:: What this task involves ::
Repeat everything from the first line of the listing below through the line that contains "centers = [b", exactly. Leave out pictures.
---+---
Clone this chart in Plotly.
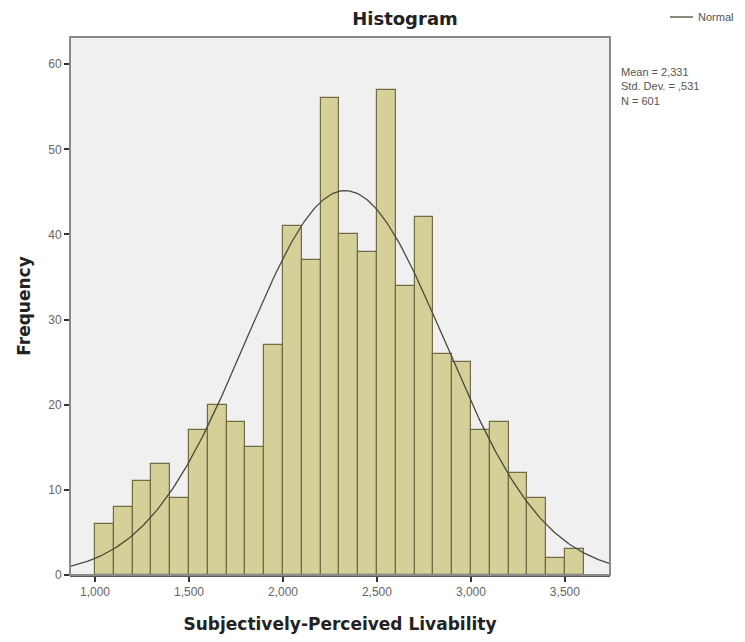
import numpy as np
import plotly.graph_objects as go

# Histogram bins (width 0.1) and counts
bin_starts = [1.0, 1.1, 1.2, 1.3, 1.4, 1.5, 1.6, 1.7, 1.8, 1.9,
              2.0, 2.1, 2.2, 2.3, 2.4, 2.5, 2.6, 2.7, 2.8, 2.9,
              3.0, 3.1, 3.2, 3.3, 3.4, 3.5]
counts = [6, 8, 11, 13, 9, 17, 20, 18, 15, 27,
          41, 37, 56, 40, 38, 57, 34, 42, 26, 25,
          17, 18, 12, 9, 2, 3]
bin_width = 0.1

# Summary statistics
mean_val = 2.331
sd_val = 0.531
n_val = 601

# Axis ticks
x_tickvals = [1.0, 1.5, 2.0, 2.5, 3.0, 3.5]
x_ticktext = ["1,000", "1,500", "2,000", "2,500", "3,000", "3,500"]
y_tickvals = [0, 10, 20, 30, 40, 50, 60]
y_ticktext = ["0", "10", "20", "30", "40", "50", "60"]

x_range = [0.867, 3.74]
y_range = [0, 63.2]

centers = [b + bin_width / 2 for b in bin_starts]

# Normal curve scaled to counts
xs = np.linspace(x_range[0], x_range[1], 300)
ys = n_val * bin_width / (sd_val * np.sqrt(2 * np.pi)) * np.exp(-0.5 * ((xs - mean_val) / sd_val) ** 2)

curve_color = "#4a4a3a"
bold_font = "DejaVu Sans, Verdana, sans-serif"

fig = go.Figure()
fig.add_trace(go.Bar(
    x=centers, y=counts, width=bin_width,
    marker=dict(color="#D5CF98", line=dict(color="#6f6b45", width=1.2)),
    showlegend=False, hoverinfo="x+y",
))
fig.add_trace(go.Scatter(
    x=xs, y=ys, mode="lines", name="Normal",
    line=dict(color=curve_color, width=1.3),
    showlegend=False,
))

fig.update_layout(
    width=745, height=642,
    margin=dict(l=70, r=135, t=37, b=67),
    paper_bgcolor="white",
    plot_bgcolor="#F0F0F0",
    bargap=0,
    showlegend=False,
    font=dict(family="Arial, Liberation Sans, sans-serif", color="#333"),
    title=dict(text="<b>Histogram</b>", x=405 / 745, xanchor="center",
               y=1 - 19 / 642, yanchor="middle",
               font=dict(size=18, color="#222", family=bold_font)),
    xaxis=dict(
        range=x_range, tickvals=x_tickvals, ticktext=x_ticktext,
        ticks="outside", ticklen=5, tickcolor="#333", tickwidth=1.5,
        tickfont=dict(size=12, color="#666"),
        showgrid=False, zeroline=False,
        showline=True, linecolor="#555", linewidth=1.5,
        title=dict(text="<b>Subjectively-Perceived Livability</b>",
                   font=dict(size=17, color="#222", family=bold_font),
                   standoff=20),
    ),
    yaxis=dict(
        range=y_range, tickvals=y_tickvals, ticktext=y_ticktext,
        ticks="outside", ticklen=5, tickcolor="#333", tickwidth=1.5,
        tickfont=dict(size=12, color="#666"),
        showgrid=False, zeroline=False,
        showline=False,
        title=dict(text="<b>Frequency</b>",
                   font=dict(size=17, color="#222", family=bold_font),
                   standoff=13),
    ),
)

# Plot frame
fig.add_shape(type="rect", xref="paper", yref="paper", x0=0, y0=0, x1=1, y1=1,
              line=dict(color="#8a8a8a", width=2), fillcolor="rgba(0,0,0,0)",
              layer="above")

# Legend key for the normal curve
fig.add_shape(type="line", xref="paper", yref="paper",
              x0=(670 - 70) / 540, x1=(693 - 70) / 540,
              y0=(575 - 17) / 538, y1=(575 - 17) / 538,
              line=dict(color=curve_color, width=1.3))
fig.add_annotation(
    xref="paper", yref="paper", x=(696 - 70) / 540, y=(575 - 17) / 538,
    xanchor="left", yanchor="middle", text="Normal", showarrow=False,
    font=dict(size=11, color="#555"),
)

fig.add_annotation(
    xref="paper", yref="paper", x=(619 - 70) / 540, y=(575 - 64) / 538,
    xanchor="left", yanchor="top",
    text=f"Mean = 2,331<br>Std. Dev. = ,531<br>N = {n_val}",
    showarrow=False, align="left", font=dict(size=11, color="#555"),
)

fig.write_html("out.html")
---+---
:: Exercise output ::
Clone this chart in Plotly.
import numpy as np
import plotly.graph_objects as go

# Histogram bins (width 0.1) and counts
bin_starts = [1.0, 1.1, 1.2, 1.3, 1.4, 1.5, 1.6, 1.7, 1.8, 1.9,
              2.0, 2.1, 2.2, 2.3, 2.4, 2.5, 2.6, 2.7, 2.8, 2.9,
              3.0, 3.1, 3.2, 3.3, 3.4, 3.5]
counts = [6, 8, 11, 13, 9, 17, 20, 18, 15, 27,
          41, 37, 56, 40, 38, 57, 34, 42, 26, 25,
          17, 18, 12, 9, 2, 3]
bin_width = 0.1

# Summary statistics
mean_val = 2.331
sd_val = 0.531
n_val = 601

# Axis ticks
x_tickvals = [1.0, 1.5, 2.0, 2.5, 3.0, 3.5]
x_ticktext = ["1,000", "1,500", "2,000", "2,500", "3,000", "3,500"]
y_tickvals = [0, 10, 20, 30, 40, 50, 60]
y_ticktext = ["0", "10", "20", "30", "40", "50", "60"]

x_range = [0.867, 3.74]
y_range = [0, 63.2]

centers = [b + bin_width / 2 for b in bin_starts]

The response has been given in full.